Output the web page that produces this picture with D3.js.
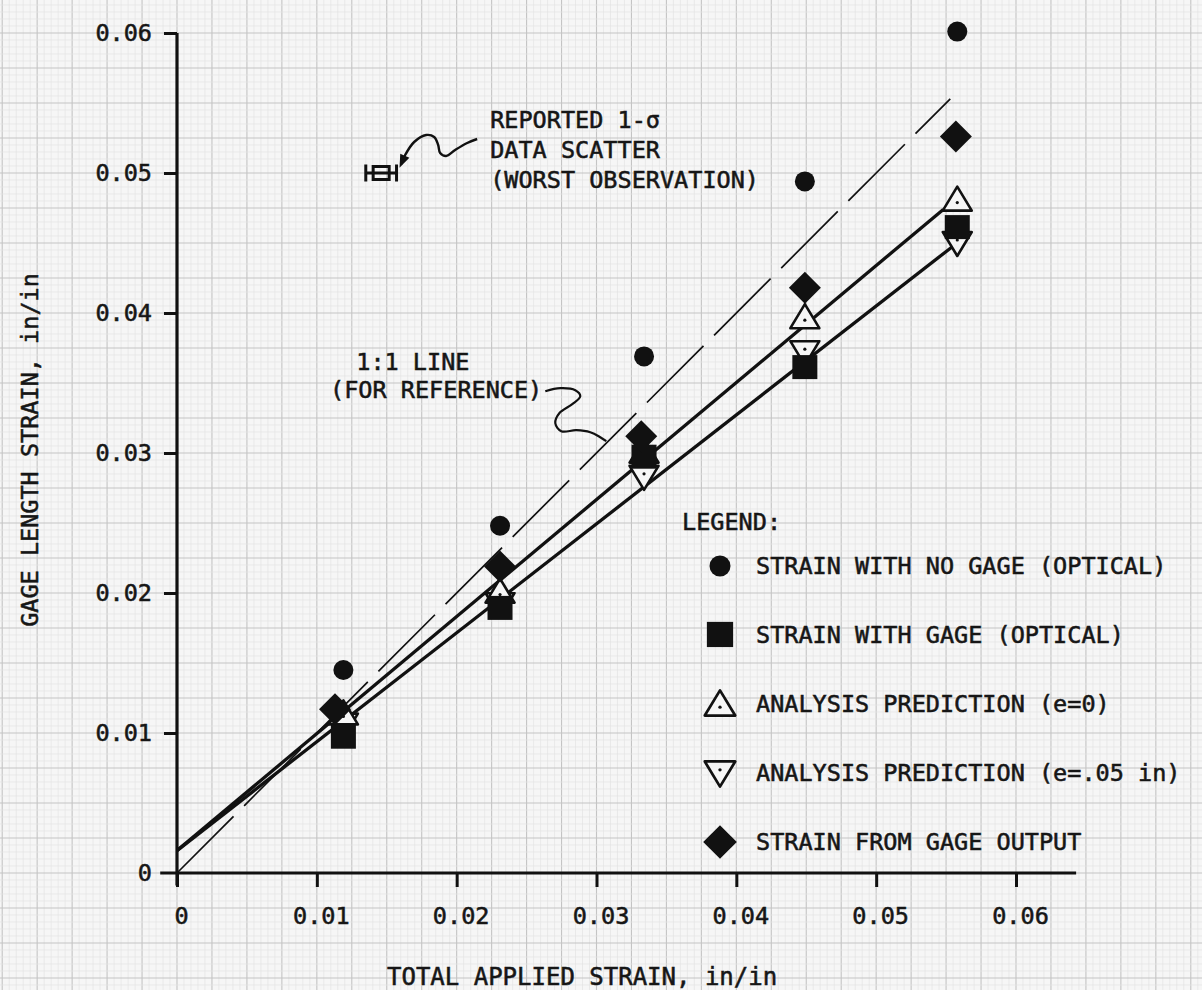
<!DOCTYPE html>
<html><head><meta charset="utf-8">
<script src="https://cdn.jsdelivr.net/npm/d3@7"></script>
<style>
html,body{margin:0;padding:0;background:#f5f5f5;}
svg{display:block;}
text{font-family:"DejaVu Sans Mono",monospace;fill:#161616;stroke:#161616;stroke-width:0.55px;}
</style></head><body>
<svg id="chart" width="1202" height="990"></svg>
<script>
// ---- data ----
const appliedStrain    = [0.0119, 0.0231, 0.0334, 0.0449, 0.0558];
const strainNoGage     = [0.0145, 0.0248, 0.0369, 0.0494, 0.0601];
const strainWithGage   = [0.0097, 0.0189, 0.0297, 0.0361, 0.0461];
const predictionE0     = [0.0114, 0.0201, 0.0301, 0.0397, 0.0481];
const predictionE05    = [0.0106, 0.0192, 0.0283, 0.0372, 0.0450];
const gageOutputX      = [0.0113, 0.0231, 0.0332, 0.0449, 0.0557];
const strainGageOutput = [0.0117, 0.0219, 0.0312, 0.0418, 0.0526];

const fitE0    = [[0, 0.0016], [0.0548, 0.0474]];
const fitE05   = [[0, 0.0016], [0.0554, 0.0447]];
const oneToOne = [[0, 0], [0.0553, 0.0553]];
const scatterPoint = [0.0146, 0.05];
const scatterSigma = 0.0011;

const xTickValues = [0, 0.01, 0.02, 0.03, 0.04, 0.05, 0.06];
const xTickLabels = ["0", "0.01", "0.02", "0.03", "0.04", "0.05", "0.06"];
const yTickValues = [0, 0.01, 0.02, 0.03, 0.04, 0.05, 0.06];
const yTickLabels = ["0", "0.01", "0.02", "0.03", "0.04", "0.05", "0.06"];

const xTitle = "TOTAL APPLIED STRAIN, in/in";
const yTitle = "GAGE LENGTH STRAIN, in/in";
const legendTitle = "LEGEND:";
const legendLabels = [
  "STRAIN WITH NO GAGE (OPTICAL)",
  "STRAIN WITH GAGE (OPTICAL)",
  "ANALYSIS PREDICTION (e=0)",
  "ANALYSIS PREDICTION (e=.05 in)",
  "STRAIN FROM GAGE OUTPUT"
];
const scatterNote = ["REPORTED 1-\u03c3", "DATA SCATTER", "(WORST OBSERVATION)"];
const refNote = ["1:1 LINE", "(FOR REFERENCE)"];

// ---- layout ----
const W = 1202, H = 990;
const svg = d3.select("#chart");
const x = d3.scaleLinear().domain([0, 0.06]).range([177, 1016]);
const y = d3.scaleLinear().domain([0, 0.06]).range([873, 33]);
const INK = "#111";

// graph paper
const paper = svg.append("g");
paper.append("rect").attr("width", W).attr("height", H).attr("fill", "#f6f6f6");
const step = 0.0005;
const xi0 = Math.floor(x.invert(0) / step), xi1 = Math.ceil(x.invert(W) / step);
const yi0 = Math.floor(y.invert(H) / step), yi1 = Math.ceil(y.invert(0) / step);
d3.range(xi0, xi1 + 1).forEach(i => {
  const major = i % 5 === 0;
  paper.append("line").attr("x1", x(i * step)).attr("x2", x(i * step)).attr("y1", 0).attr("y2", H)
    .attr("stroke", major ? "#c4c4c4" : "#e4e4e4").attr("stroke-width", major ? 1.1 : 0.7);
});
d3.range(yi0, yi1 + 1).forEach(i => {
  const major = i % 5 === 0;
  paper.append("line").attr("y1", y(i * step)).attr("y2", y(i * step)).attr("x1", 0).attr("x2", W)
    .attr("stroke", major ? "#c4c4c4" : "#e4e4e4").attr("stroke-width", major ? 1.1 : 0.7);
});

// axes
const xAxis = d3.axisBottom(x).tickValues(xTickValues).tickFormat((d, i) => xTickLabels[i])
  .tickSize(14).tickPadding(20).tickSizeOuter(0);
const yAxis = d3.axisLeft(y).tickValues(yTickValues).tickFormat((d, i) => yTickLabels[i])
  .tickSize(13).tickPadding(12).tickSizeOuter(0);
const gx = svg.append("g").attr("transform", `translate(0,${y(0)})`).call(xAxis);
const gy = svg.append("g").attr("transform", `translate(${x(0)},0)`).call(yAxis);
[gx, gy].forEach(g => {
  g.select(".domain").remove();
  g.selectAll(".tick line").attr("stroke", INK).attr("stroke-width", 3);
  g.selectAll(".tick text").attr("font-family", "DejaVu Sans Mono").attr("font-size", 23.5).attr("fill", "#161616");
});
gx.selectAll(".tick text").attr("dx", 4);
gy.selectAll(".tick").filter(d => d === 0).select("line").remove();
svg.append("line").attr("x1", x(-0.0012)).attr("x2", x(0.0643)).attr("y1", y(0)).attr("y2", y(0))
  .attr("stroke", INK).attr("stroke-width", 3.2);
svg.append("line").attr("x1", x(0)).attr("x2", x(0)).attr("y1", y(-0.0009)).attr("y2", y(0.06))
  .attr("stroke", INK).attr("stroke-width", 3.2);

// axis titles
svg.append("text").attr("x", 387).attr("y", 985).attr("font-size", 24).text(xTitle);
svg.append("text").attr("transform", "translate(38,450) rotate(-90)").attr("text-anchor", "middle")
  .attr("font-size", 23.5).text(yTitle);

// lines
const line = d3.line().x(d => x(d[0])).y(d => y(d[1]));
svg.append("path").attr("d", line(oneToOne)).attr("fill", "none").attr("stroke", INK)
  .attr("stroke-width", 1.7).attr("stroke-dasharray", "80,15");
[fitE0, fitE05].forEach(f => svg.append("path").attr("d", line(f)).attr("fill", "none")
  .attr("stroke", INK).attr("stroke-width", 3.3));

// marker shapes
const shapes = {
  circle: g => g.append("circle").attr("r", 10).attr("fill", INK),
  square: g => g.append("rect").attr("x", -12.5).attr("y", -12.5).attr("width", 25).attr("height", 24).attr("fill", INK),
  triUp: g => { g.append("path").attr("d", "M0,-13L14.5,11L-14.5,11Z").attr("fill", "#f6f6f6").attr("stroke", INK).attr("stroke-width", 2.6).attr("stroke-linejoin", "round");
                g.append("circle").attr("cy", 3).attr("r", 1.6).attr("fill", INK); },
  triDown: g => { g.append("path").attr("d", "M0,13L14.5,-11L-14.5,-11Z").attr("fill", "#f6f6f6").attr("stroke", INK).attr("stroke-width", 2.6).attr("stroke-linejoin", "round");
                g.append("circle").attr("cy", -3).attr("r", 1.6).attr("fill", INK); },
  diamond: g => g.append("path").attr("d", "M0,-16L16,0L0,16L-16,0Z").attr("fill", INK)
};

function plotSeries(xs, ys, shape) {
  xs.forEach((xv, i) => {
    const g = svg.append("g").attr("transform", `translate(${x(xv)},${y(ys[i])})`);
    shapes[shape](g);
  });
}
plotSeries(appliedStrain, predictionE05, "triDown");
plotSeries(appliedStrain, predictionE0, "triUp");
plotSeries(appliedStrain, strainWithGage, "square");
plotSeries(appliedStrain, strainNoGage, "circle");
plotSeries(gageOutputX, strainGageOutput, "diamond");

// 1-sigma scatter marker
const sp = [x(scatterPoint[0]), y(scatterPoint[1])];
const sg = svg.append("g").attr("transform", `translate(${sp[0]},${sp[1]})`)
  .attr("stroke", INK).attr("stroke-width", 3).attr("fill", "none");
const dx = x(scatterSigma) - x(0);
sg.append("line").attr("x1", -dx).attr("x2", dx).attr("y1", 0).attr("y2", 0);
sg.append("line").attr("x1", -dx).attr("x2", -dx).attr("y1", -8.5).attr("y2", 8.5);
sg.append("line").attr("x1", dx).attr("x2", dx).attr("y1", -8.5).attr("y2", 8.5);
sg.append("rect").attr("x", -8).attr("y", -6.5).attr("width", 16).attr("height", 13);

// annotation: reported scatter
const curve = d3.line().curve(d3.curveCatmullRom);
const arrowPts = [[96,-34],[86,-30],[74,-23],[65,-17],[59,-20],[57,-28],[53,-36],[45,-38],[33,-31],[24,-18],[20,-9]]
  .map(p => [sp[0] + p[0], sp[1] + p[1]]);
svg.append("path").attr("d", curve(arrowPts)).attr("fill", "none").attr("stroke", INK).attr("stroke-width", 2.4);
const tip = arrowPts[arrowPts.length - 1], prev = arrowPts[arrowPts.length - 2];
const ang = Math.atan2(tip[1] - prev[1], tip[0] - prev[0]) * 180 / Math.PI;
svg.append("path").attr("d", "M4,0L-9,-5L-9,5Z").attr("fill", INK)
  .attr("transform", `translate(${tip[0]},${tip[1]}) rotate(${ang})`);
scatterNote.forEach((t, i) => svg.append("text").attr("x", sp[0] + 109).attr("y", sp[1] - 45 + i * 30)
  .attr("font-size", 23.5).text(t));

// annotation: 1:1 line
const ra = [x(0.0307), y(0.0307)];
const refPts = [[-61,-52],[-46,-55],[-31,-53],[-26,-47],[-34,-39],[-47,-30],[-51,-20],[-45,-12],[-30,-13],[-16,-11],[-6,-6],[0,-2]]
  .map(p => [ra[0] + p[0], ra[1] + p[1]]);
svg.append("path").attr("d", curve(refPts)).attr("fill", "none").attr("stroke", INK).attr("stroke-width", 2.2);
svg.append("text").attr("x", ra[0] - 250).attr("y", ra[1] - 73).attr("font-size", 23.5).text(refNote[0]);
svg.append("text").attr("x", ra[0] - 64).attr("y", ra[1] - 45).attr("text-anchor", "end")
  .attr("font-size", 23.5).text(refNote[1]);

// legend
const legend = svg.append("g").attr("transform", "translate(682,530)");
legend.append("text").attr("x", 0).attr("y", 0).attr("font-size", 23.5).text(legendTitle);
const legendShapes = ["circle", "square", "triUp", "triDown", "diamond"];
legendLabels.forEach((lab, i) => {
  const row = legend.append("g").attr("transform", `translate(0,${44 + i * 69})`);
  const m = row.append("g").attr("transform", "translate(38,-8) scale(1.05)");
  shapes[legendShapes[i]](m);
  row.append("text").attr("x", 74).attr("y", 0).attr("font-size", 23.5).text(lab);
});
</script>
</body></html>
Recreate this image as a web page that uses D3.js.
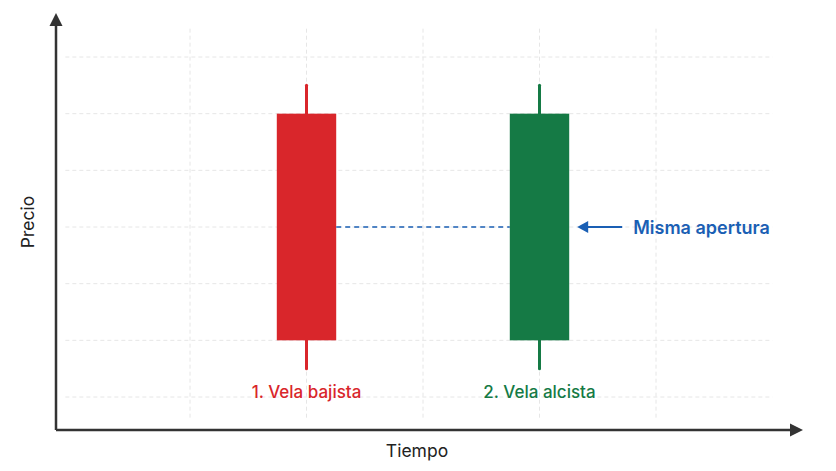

SHORT EXERCISE =>
Return every line of the preceding records in which the word "that" appears.

RIGHT ANSWER =>
Output the web page that produces this picture with D3.js.
Recreate this image as a web page that uses D3.js.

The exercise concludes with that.